TASK DESCRIPTION => Leave out the pictures, and return only the lines running from the one that contains "Clone this chart in D3.js." to the one that contains "0.5, 44.1, 8.5];", both included, exactly as they appear.

-- BEGIN INPUT MATERIAL --

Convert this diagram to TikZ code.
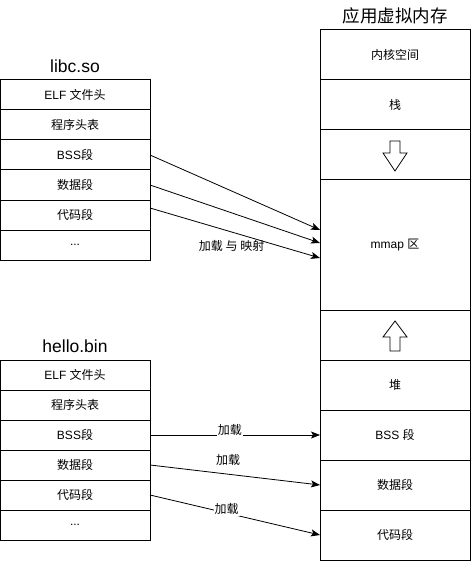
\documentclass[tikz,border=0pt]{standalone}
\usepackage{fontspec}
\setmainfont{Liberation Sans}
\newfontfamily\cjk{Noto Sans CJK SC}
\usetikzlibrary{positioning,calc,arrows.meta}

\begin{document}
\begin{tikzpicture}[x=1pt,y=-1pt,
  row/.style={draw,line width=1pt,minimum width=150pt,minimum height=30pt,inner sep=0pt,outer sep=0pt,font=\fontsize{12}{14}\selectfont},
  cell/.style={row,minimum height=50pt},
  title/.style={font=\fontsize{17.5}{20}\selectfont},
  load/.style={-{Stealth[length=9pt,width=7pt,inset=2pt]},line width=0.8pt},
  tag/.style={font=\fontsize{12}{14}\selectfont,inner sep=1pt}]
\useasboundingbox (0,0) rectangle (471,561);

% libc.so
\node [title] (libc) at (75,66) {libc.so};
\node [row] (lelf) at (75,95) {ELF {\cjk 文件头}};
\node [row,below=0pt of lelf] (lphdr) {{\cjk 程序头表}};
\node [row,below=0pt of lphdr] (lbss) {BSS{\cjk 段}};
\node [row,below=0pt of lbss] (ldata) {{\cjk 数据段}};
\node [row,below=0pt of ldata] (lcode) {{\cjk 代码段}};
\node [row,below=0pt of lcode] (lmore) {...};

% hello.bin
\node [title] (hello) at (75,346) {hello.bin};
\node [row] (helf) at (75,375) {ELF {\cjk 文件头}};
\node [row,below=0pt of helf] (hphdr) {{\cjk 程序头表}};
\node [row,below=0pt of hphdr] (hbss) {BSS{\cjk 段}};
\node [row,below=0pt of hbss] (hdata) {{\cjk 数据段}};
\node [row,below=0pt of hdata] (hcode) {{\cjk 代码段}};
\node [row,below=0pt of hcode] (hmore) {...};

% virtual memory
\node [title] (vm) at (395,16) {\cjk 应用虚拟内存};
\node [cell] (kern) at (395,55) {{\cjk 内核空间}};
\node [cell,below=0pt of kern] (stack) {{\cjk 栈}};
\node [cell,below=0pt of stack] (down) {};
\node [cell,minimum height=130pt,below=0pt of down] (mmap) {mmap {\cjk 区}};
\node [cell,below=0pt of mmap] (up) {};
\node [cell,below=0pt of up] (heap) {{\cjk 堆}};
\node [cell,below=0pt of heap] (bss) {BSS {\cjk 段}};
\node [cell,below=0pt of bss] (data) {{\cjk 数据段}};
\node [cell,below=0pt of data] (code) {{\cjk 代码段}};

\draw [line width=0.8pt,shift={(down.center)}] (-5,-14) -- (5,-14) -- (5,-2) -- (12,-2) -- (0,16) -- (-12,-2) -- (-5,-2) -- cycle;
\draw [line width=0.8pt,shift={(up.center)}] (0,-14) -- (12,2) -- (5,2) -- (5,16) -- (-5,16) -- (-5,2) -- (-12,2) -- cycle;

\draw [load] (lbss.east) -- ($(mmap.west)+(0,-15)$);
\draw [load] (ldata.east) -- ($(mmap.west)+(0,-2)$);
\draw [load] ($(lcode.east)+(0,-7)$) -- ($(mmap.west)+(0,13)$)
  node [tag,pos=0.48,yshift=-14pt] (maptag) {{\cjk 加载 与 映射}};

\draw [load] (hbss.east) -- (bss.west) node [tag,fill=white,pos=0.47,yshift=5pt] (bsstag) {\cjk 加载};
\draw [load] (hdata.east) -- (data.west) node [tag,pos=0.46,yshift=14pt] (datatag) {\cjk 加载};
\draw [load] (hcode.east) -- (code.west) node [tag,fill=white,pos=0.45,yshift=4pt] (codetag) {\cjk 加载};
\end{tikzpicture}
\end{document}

-- END INPUT MATERIAL --
-- BEGIN INPUT MATERIAL --

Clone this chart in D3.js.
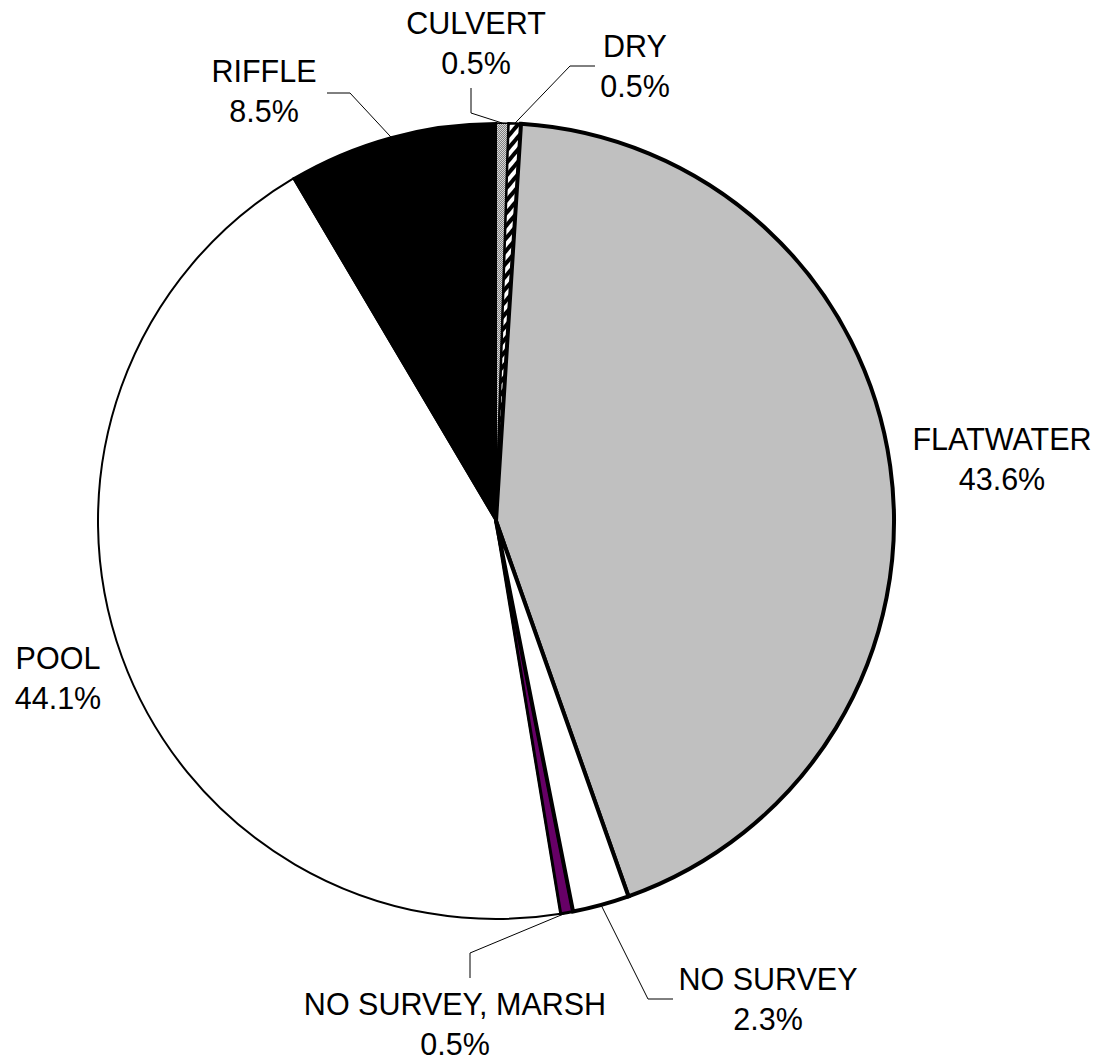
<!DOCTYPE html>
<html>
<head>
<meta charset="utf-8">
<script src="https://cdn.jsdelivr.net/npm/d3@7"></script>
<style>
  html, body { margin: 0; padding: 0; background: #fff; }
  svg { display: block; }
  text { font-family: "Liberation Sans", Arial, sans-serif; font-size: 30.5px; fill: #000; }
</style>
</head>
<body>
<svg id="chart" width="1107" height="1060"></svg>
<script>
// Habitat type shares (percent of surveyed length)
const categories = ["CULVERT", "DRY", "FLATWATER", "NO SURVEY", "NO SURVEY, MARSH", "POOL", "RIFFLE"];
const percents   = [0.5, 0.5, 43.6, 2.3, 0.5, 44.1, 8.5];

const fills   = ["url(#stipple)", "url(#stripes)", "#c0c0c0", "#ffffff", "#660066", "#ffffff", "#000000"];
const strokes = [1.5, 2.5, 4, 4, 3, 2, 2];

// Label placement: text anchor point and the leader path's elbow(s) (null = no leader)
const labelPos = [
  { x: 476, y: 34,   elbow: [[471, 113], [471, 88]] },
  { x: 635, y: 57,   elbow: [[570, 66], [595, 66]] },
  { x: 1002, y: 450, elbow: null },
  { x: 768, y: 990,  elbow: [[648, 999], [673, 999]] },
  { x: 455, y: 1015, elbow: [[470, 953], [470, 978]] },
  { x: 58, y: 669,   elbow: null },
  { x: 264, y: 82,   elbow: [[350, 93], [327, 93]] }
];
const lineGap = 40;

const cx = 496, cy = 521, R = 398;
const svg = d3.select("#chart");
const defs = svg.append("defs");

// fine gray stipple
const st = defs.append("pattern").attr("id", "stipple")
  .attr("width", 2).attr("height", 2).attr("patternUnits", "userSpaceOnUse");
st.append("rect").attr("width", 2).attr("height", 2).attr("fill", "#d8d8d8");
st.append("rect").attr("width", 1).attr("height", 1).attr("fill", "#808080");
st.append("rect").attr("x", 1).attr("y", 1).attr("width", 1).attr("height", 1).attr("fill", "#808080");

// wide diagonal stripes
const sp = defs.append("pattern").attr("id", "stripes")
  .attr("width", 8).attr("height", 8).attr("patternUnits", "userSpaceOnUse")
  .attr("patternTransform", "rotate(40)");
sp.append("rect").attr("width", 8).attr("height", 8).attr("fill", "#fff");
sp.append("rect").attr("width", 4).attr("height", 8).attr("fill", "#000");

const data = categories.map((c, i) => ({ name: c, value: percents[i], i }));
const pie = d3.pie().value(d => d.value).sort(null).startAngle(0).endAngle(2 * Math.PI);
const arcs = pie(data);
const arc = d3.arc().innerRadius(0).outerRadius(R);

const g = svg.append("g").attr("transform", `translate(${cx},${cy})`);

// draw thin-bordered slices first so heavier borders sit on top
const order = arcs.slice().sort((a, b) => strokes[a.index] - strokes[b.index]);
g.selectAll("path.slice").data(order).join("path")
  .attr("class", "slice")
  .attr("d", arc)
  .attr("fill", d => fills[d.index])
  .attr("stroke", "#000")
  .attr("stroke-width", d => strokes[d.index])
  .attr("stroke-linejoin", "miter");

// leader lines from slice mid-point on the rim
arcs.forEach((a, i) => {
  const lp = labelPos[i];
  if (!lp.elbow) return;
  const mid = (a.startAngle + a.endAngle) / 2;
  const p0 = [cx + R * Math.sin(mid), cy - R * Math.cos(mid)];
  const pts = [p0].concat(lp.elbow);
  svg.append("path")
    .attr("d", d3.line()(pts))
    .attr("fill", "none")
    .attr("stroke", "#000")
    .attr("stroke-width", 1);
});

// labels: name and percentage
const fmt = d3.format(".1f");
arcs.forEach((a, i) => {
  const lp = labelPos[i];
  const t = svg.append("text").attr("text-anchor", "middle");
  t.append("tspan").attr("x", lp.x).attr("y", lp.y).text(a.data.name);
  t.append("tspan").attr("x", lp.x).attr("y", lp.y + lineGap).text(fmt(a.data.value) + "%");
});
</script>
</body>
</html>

-- END INPUT MATERIAL --

TASK OUTPUT =>
Clone this chart in D3.js.
<!DOCTYPE html>
<html>
<head>
<meta charset="utf-8">
<script src="https://cdn.jsdelivr.net/npm/d3@7"></script>
<style>
  html, body { margin: 0; padding: 0; background: #fff; }
  svg { display: block; }
  text { font-family: "Liberation Sans", Arial, sans-serif; font-size: 30.5px; fill: #000; }
</style>
</head>
<body>
<svg id="chart" width="1107" height="1060"></svg>
<script>
// Habitat type shares (percent of surveyed length)
const categories = ["CULVERT", "DRY", "FLATWATER", "NO SURVEY", "NO SURVEY, MARSH", "POOL", "RIFFLE"];
const percents   = [0.5, 0.5, 43.6, 2.3, 0.5, 44.1, 8.5];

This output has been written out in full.